Help with isotherms and adiabatic curves

[channel1]

This is to help me understand a problem in the book, I don't want to state the question I'm attempting to solve though I would rather just get a nudge in the right direction conceptually. (I am analyzing an isotherm and adiabatic curve at the same point.)

My book states that for an ideal gas, an adiabatic curve at any point is always steeper than an isotherm passing through the same point: why is this?

Also, the question I'm given does not explicitly state that I'm dealing with an ideal gas, is the ratio of heat capacities still valid for a van der waals gas (which is the only other type of gas that I know how to deal with)? What about the rule i stated above concerning the slopes at a particular point?

 

[vivekrai]

My book states that for an ideal gas, an adiabatic curve at any point is always steeper than an isotherm passing through the same point: why is this?
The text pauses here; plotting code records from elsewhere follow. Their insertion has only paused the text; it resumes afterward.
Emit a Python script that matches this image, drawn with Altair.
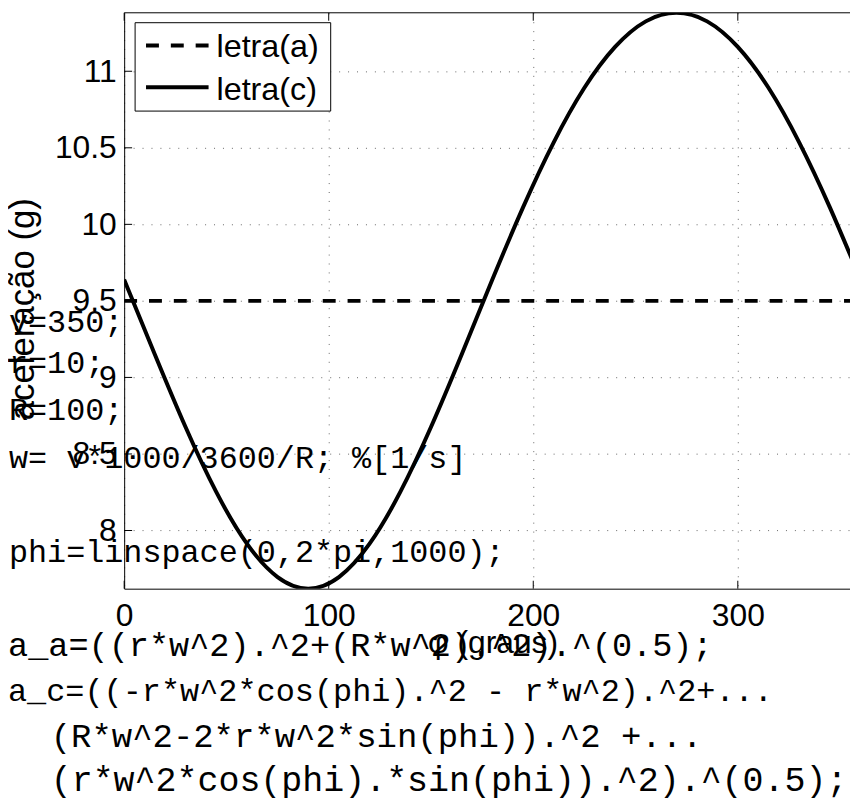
import altair as alt
import pandas as pd

# ---- data ----
phi_deg = [0, 15, 30, 45, 60, 75, 90, 105, 120, 135, 150, 165, 180,
           195, 210, 225, 240, 255, 270, 285, 300, 315, 330, 345, 360]
acc_c = [9.639, 9.150, 8.676, 8.252, 7.914, 7.696, 7.620, 7.696, 7.914,
         8.252, 8.676, 9.150, 9.639, 10.111, 10.536, 10.892, 11.159,
         11.326, 11.382, 11.326, 11.159, 10.892, 10.536, 10.111, 9.639]
phi_a = [0, 360]
acc_a = [9.5, 9.5]
x_ticks = [0, 100, 200, 300]
y_ticks = [8, 8.5, 9, 9.5, 10, 10.5, 11]
legend_labels = ["letra(a)", "letra(c)"]
code_top = ["v=350;", "r=10;", "R=100;", "w= v*1000/3600/R; %[1/s]",
            "phi=linspace(0,2*pi,1000);"]
code_bottom = ["a_a=((r*w^2).^2+(R*w^2).^2).^(0.5);",
               "a_c=((-r*w^2*cos(phi).^2 - r*w^2).^2+...",
               "(R*w^2-2*r*w^2*sin(phi)).^2 +...",
               "(r*w^2*cos(phi).*sin(phi)).^2).^(0.5);"]

# ---- layout ----
W, H = 731, 580
X_MAX = 354.85
Y_DOM = [7.62, 11.382]
SANS = "Liberation Sans"
MONO = "Liberation Mono"

xs = alt.Scale(domain=[0, X_MAX], nice=False, zero=False)
ys = alt.Scale(domain=Y_DOM, nice=False, zero=False)

x_axis = alt.Axis(values=x_ticks, title="φ (graus)", grid=True, ticks=False,
                  labelPadding=12, labelFlush=False, labelOverlap=False,
                  titleX=371, titleY=64, titleBaseline="alphabetic",
                  titleAlign="center", titleFontSize=32)
y_axis = alt.Axis(values=y_ticks, title="aceleração (g)", grid=True, ticks=False,
                  format="~g", labelPadding=8, labelFlush=False, labelOverlap=False,
                  titleX=-91, titleY=298, titleAngle=270,
                  titleBaseline="alphabetic", titleAlign="center", titleFontSize=35)

x_enc = alt.X("phi:Q", scale=xs, axis=x_axis)
y_enc = alt.Y("a:Q", scale=ys, axis=y_axis)

df_c = pd.DataFrame({"phi": phi_deg, "a": acc_c})
df_a = pd.DataFrame({"phi": phi_a, "a": acc_a})

line_c = alt.Chart(df_c).mark_line(color="black", strokeWidth=4,
                                   interpolate="natural", clip=True).encode(x=x_enc, y=y_enc)
line_a = alt.Chart(df_a).mark_line(color="black", strokeWidth=4,
                                   strokeDash=[13, 12], clip=True).encode(x=x_enc, y=y_enc)

one = pd.DataFrame({"d": [0]})
top_border = alt.Chart(one).mark_rule(color="black", strokeWidth=1).encode(
    x=alt.value(0), x2=alt.value(W), y=alt.value(0))

dfx = pd.DataFrame({"phi": x_ticks})
dfy = pd.DataFrame({"a": y_ticks})
ticks_bottom = alt.Chart(dfx).mark_rule(color="black").encode(
    x=x_enc, y=alt.value(H), y2=alt.value(H - 8))
ticks_top = alt.Chart(dfx).mark_rule(color="black").encode(
    x=x_enc, y=alt.value(0), y2=alt.value(8))
ticks_left = alt.Chart(dfy).mark_rule(color="black").encode(
    y=y_enc, x=alt.value(0), x2=alt.value(8))

# legend box
leg_box = alt.Chart(one).mark_rect(fill="white", stroke="black", strokeWidth=1).encode(
    x=alt.value(11), x2=alt.value(208), y=alt.value(10), y2=alt.value(99))
leg_a = alt.Chart(one).mark_rule(color="black", strokeWidth=4, strokeDash=[13, 12]).encode(
    x=alt.value(22), x2=alt.value(85), y=alt.value(33))
leg_c = alt.Chart(one).mark_rule(color="black", strokeWidth=4).encode(
    x=alt.value(22), x2=alt.value(85), y=alt.value(75))
leg_texts = []
for lab, yy in zip(legend_labels, [45, 88]):
    leg_texts.append(
        alt.Chart(pd.DataFrame({"t": [lab]})).mark_text(
            align="left", baseline="alphabetic", font=SANS, fontSize=32.5, color="black"
        ).encode(x=alt.value(93), y=alt.value(yy), text="t:N"))

# code overlay
code_layers = []
top_y = [321, 363, 410, 458, 553]
for line, yy in zip(code_top, top_y):
    code_layers.append(
        alt.Chart(pd.DataFrame({"t": [line]})).mark_text(
            align="left", baseline="alphabetic", font=MONO, fontSize=32, color="black"
        ).encode(x=alt.value(-116), y=alt.value(yy), text="t:N"))
bot_y = [648, 693, 739, 784]
bot_x = [-117, -117, -74, -74]
bot_size = [33.8, 32.1, 34.2, 35.2]
for line, yy, xx, fs in zip(code_bottom, bot_y, bot_x, bot_size):
    code_layers.append(
        alt.Chart(pd.DataFrame({"t": [line]})).mark_text(
            align="left", baseline="alphabetic", font=MONO, fontSize=fs, color="black"
        ).encode(x=alt.value(xx), y=alt.value(yy), text="t:N"))

chart = alt.layer(
    line_a, line_c, top_border, ticks_bottom, ticks_top, ticks_left,
    leg_box, leg_a, leg_c, *leg_texts, *code_layers
).properties(
    width=W, height=H,
    autosize=alt.AutoSizeParams(type="none"),
    padding={"left": 117, "top": 2, "right": 0, "bottom": 210},
).configure_view(stroke=None).configure_axis(
    domainColor="black", domainWidth=1, labelColor="black", titleColor="black",
    gridColor="black", gridDash=[1, 8], gridOpacity=0.6, gridWidth=1,
    labelFont=SANS, titleFont=SANS, labelFontSize=32,
    titleFontWeight="normal",
)

chart.save("out.html", embed_options={"renderer": "svg", "actions": False})
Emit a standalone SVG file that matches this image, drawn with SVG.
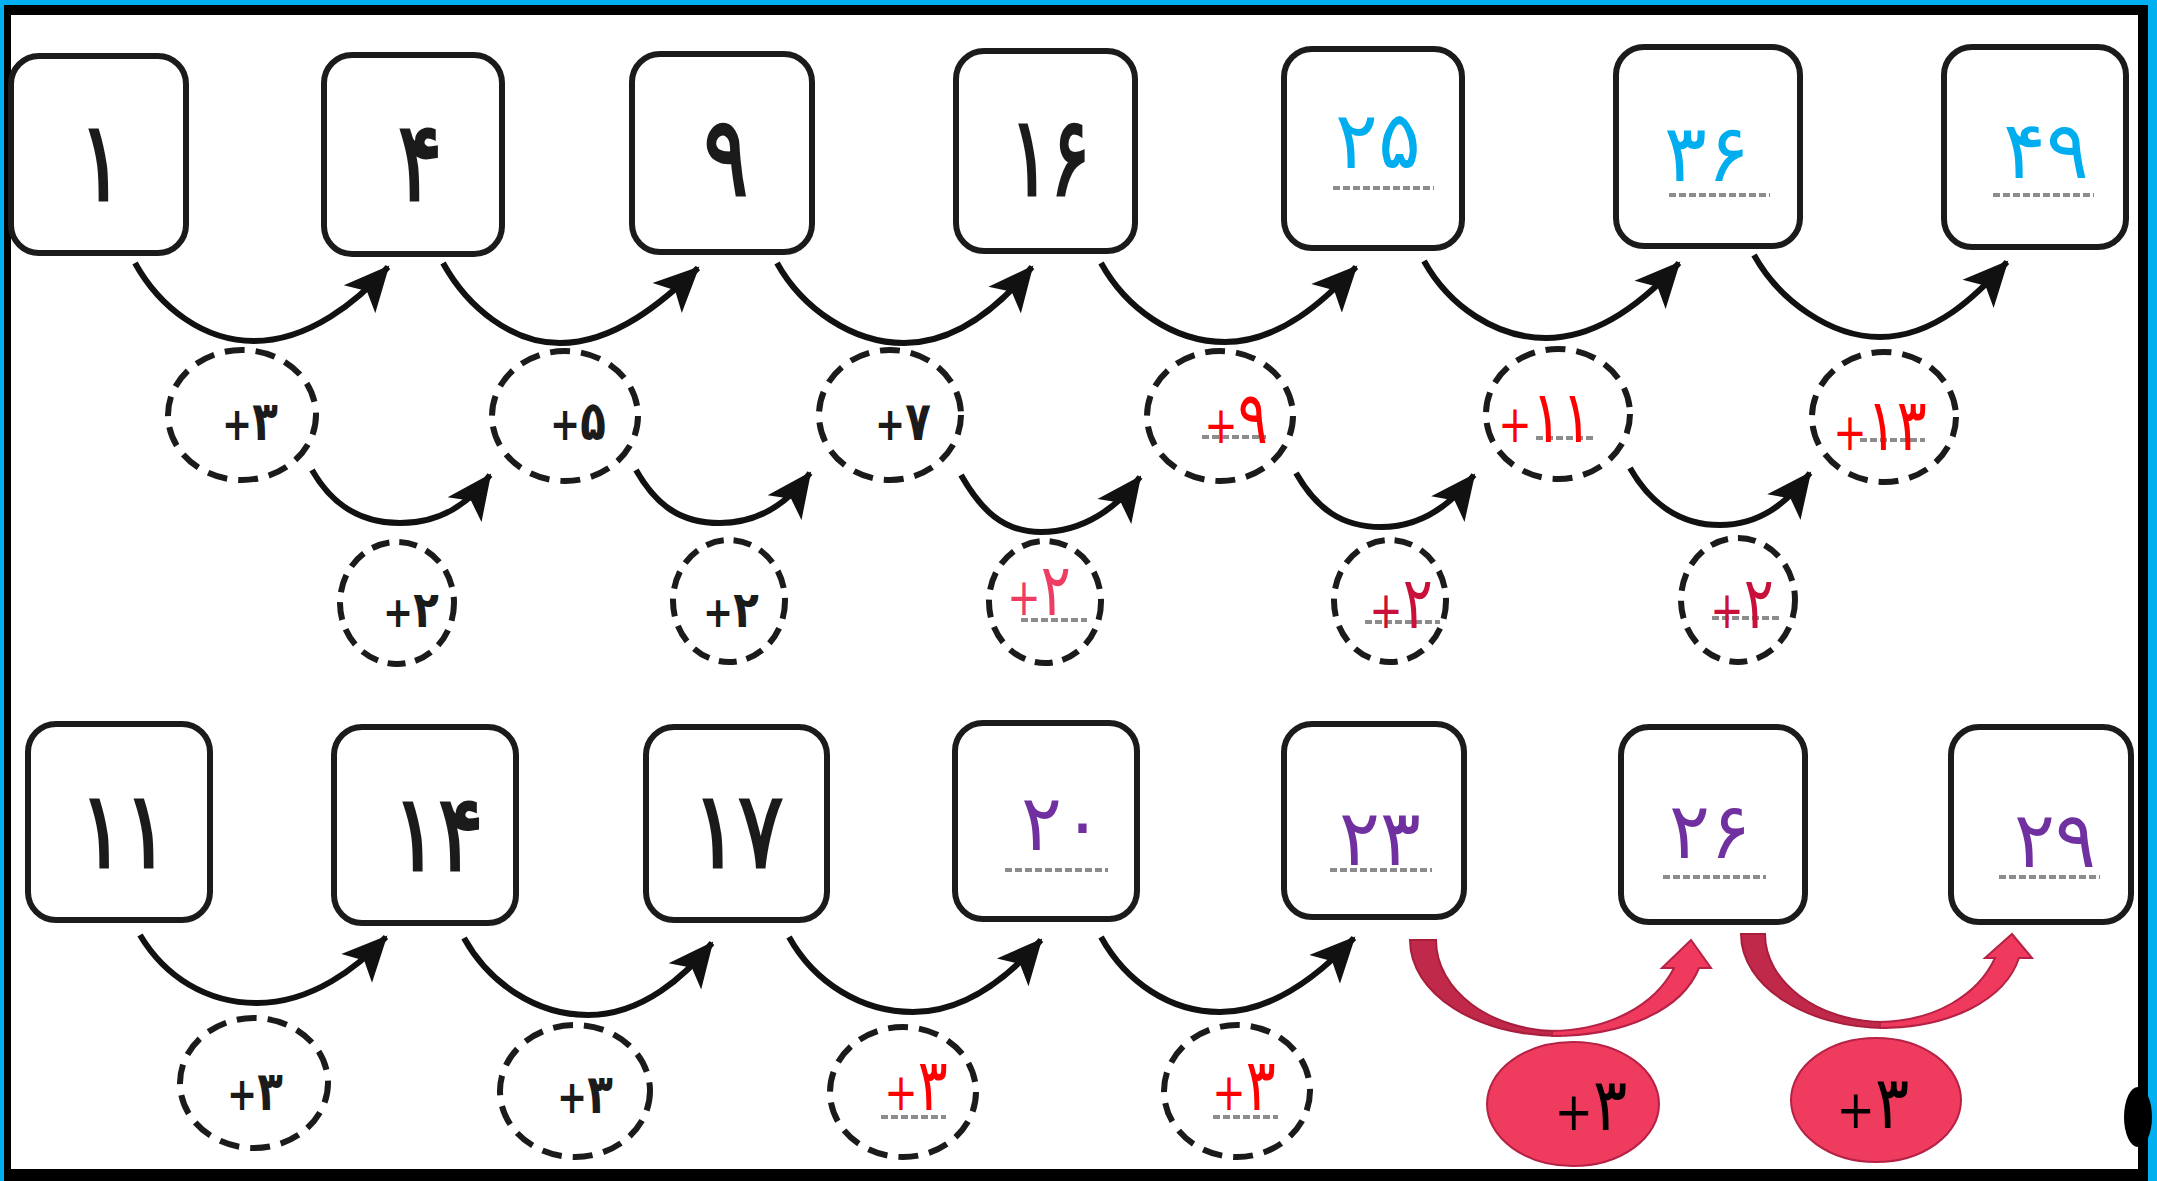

The equation for an Isothermal Process is given by PV=\text{Constant}. Differentiate both sides to get p \,dV + v\, dP = 0 =\implies \frac{dP}{dV}= - \frac{p}{v}.

Now the equation for an Adiabatic Process is given by PV^{\gamma}=\text{Constant}. Differentiate both sides to get v^{\gamma}\, dP+\gamma \,v^{\gamma-1}\, p\, dV = 0 \implies \frac{dP}{dV}=-\gamma \frac{p}{v}.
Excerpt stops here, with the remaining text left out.